Contract Terms & Conditions

Definition: Hereafter, S Richards Double Glazing Services will be referred to as “the partnership” (namely S Richards, K Richards & T Richards). The “customer” means any company, firm or individual(s) contracting with “the partnership”.

1. Value Added Tax is charged at the rate in force at the date of invoice.

2. The partnership will supply sealed glass units that comply with the guidelines set by the Glass & Glazing Federation.

3. A 10% deposit will be payable at the time an order is placed, the balance being payable by invoice, settlement to be within 7 days of the invoice date. Should the customer choose to cancel, the deposit will be forfeited. The customer will also be liable for any expenditure, in excess of the deposit amount, incurred by the partnership, to the date of cancellation.

4. All goods remain the property of the partnership until payment has been received in full. The partnership reserves the right to remove its products if the customer fails to make full payment at the agreed time, although this will not negate the whole of the debt. The partnership will charge interest at half of one % per week, or part thereof, on any overdue monies.

5. All delivery, collection, installation dates are given in good faith, but cannot be guaranteed.

Terms applicable to contracts requiring installation of goods

1. As at (3) above a 10% deposit will be payable at the time an order is placed, the balance of monies is due within 7 days of the submitted final invoice, presented to the customer on completion of all works. The customer will not be entitled to withhold payment by reason of any alleged defect.

2. Once goods are delivered they become the responsibility of the customer.

3. An installation date will be proposed by the partnership. If the customer delays installation by two weeks or more from the proposed date, the balance of the monies will be due from the partnership’s original proposed installation date.

4. The customer will provide supplies of water and electricity and will allow access during normal working hours.

5. Any Planning or Building Regulations approval is the responsibility of the customer.

6. All reasonable care will be taken when removing frames, but responsibility for wall coverings, tiles, etc., cannot be accepted. Making good cannot be guaranteed to be a perfect match to existing finishes.

7. If during the course of installation, defects are found in the property, every effort will be made to bring such defects to the attention of the customer.
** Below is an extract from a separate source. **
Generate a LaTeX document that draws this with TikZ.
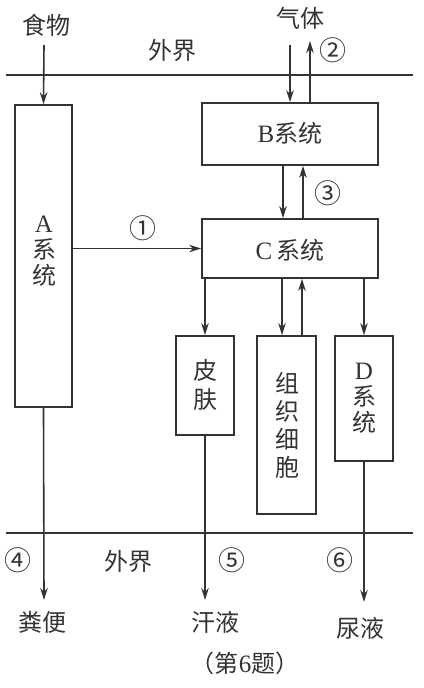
\documentclass[tikz,border=0pt]{standalone}
\usepackage{fontspec}
\setmainfont{Liberation Serif}
\newfontfamily\cjk{Noto Sans CJK SC}
\usetikzlibrary{arrows.meta}
\begin{document}
\begin{tikzpicture}[x=1pt,y=-1pt,
  box/.style={draw=black!80,line width=1.7pt,inner sep=0pt},
  lbl/.style={font=\fontsize{24}{26}\selectfont\cjk,text=black!80,inner sep=0pt},
  num/.style={font=\fontsize{27}{28}\selectfont\cjk,text=black!80,inner sep=0pt},
  arr/.style={draw=black!80,line width=1.6pt,-{Stealth[length=12pt,width=7.5pt]}},
  ln/.style={draw=black!80,line width=1.6pt}]
\useasboundingbox (0,0) rectangle (423,688);
% boundary lines
\coordinate (tl) at (6,75); \coordinate (tr) at (413,75);
\coordinate (bl) at (6,533); \coordinate (br) at (413,533);
\draw[ln] (tl) -- (tr);
\draw[ln] (bl) -- (br);
% boxes
\node[box,minimum width=57pt,minimum height=302pt] (A) at (43.5,256) {};
\node[lbl,align=center] at (44,251) {{\fontsize{25}{26}\selectfont\rmfamily A}\\[0pt]系\\[0pt]统};
\node[box,minimum width=176pt,minimum height=62pt] (B) at (290,134) {};
\node[lbl] at (290,133) {{\fontsize{25}{26}\selectfont\rmfamily B}系统};
\node[box,minimum width=176pt,minimum height=59pt] (C) at (290,248.5) {};
\node[lbl] at (290,250) {{\fontsize{25}{26}\selectfont\rmfamily C}\,系统};
\node[box,minimum width=58pt,minimum height=99pt] (S) at (205,385.5) {};
\node[lbl,align=center] at (205,385) {皮\\[3pt]肤};
\node[box,minimum width=59pt,minimum height=178pt] (T) at (286.5,425) {};
\node[lbl,align=center] at (287,425) {组\\[2pt]织\\[2pt]细\\[2pt]胞};
\node[box,minimum width=58pt,minimum height=125pt] (D) at (364,398.5) {};
\node[lbl,align=center] at (364,398) {{\fontsize{25}{26}\selectfont\rmfamily D}\\[0pt]系\\[0pt]统};
% texts
\node[lbl] (food) at (46,25) {食物};
\node[lbl] (gas) at (300,18) {气体};
\node[lbl] (w1) at (172,50) {外界};
\node[lbl] (w2) at (128,561) {外界};
\node[lbl] (feces) at (42,622) {粪便};
\node[lbl] (sweat) at (215,622) {汗液};
\node[lbl] (urine) at (360,628) {尿液};
\node[lbl] (cap) at (245,663) {（第{\fontsize{25}{26}\selectfont\rmfamily 6}题）};
\node[num] at (333,50) {②};
\node[num] at (143,228) {①};
\node[num] at (328,193) {③};
\node[num] at (18,560) {④};
\node[num] at (232,560) {⑤};
\node[num] at (340,560) {⑥};
% connectors
\coordinate (f0) at (44,45);
\draw[arr] (f0) -- (A.north);
\coordinate (g0) at (290,45);
\draw[arr] (g0) -- (B.north -| g0);
\coordinate (g1) at (310,41);
\draw[arr] (B.north -| g1) -- (g1);
\draw[arr] (B.south -| 283,0) -- (C.north -| 283,0);
\draw[arr] (C.north -| 303,0) -- (B.south -| 303,0);
\draw[arr] (A.east |- C.west) -- (C.west);
\draw[arr] (C.south -| S.north) -- (S.north);
\draw[arr] (C.south -| 282,0) -- (T.north -| 282,0);
\draw[arr] (T.north -| 302,0) -- (C.south -| 302,0);
\draw[arr] (C.south -| D.north) -- (D.north);
\coordinate (o1) at (44,600);
\coordinate (o2) at (205,600);
\coordinate (o3) at (364,602);
\draw[arr] (A.south) -- (o1);
\draw[arr] (S.south) -- (o2);
\draw[arr] (D.south) -- (o3);
\end{tikzpicture}
\end{document}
Arrangements can then be made for remedial work to be executed as the customer wishes, but obviously this will be subject to additional expenditure by the customer.

8. The guarantee is limited to repair or replacement of any faulty products or workmanship, we accept no consequential loss of any kind. The supplied products(s) will be guaranteed by the manufacturer for 10 years and subsequently the partnership will guarantee their installation work for 10 years should defects occur through proven faulty installation.

9. The partnership reserves the right to charge for any service call made during the guarantee period which is found to be caused by customer error, misuse, neglect or where a booked appointment is broken by the customer.

10. Failure to comply with the above terms many affect the guarantee.

11. Where applicable, on completion of all works the partnership will register the installation with FENSA & QANW.

NB: No guarantee is given that any installation undertaken by the partnership will completely eliminate condensation.

Terms applicable to contracts requiring supply of goods only

1. A 10% deposit is payable upon order of goods, the balance of monies is due on delivery/collection of goods. The customer will not be entitled to withhold payment by reason of any alleged defect.

2. Once the goods are in the possession of the customer, or his agent, they become the responsibility and liability of the customer.